Wednesday, February 3, 2010

Perfect Pictures


by Dennis Green

When I studied and practiced yoga techniques for the first time, some 30 years ago now, I learned a very important lesson about how we see the world. We can see it straight up, just as it is, or we can see it through one or more of many different filters.

We can see it as we would like it to be, or as others have told us to see it. Our vision may even become so cluttered with “Perfect Pictures” that we no longer see it at all, not as an external, independent reality, but only as a series of idealized, stylized prototypes. Stereotypes. Or, if we are really cynical, even negative stereotypes. Perfectly Awful.

(Now, I’m bracing myself, for when I wrote in this space about “reading auras,” my old pal Georgie/Harvey wrote back, “I just read their mood rings. Saves time.” So I’m ready for him…)

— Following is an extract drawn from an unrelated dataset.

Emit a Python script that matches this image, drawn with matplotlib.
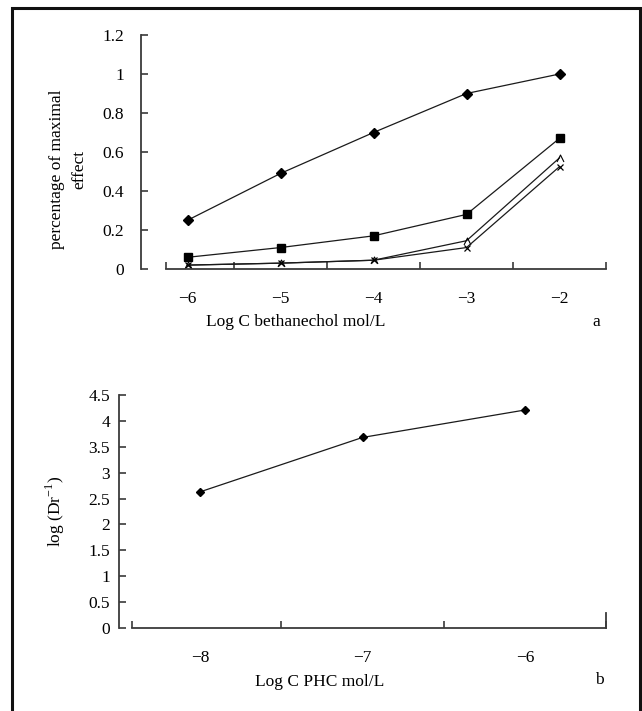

That first yoga teacher, Donovan, saved “Perfect Pictures” for last, because it is the most difficult lesson of all. But he prepared the way with those earlier, easier workouts. First, he taught us how to feel, locate, identify the presence in our bodies of negative energy, which we humans store as pain or tension or stress.

Many of the aches and pains we take for granted, that we assume are the natural result of everyday wear and tear, and unavoidable, can actually be lessened, eliminated, or even prevented, with a few simple relaxation techniques, positions and stretches. Once you identify a muscle or nerve that is holding on to that negative energy, you can simply unlock its grip and let the stuff go. And there are various ways to do that.

But ultimately, you learn that you can avoid acquiring most of that tension, pain and stress in the first place. Some of it is planted there by other people, deliberately, to take control of us, or simply rack us up, and we can protect ourselves against that. But most of it we impose upon ourselves, with our expectations and our disappointments and our preferences — when they don’t agree with reality.

And when our heads are stuffed with Perfect Pictures of the ‘way it s’posed to be’ our reactions are bound to be negative, painful, distressed. If, for example, I have Perfect Pictures of the way human beings are supposed to respond to the sufferings of others, and I hear Pat Robertson come across with something less than perfect, I’m going to be, as another friend put it, “shoved out of my comfort zone.”

Likewise, if I’m so cynical that I expect everyone to disrespect the Haitians, and many millions of people show compassion instead, I’m going to feel great discomfort. If my mind, however, is empty of all such notions, one way or the other, my curiosity is satisfied, but I’m not particularly distressed. I don’t pass judgment on the Haitians, or Robertson, or those who help out.

Without those Perfect Pictures, I see the world as it is, and store a lot less negative energy in my body in the form of tension, aches and stress. A very similar principle is also summed up in Reinhold Niebuhr’s “Serenity Prayer,” used by Alcoholics Anonymous, to break the grip of addictions:

“God grant me the serenity/to accept the things I cannot change;/courage to change the things I can;/and wisdom to know the difference.” Amen to that…even if you don’t believe in God.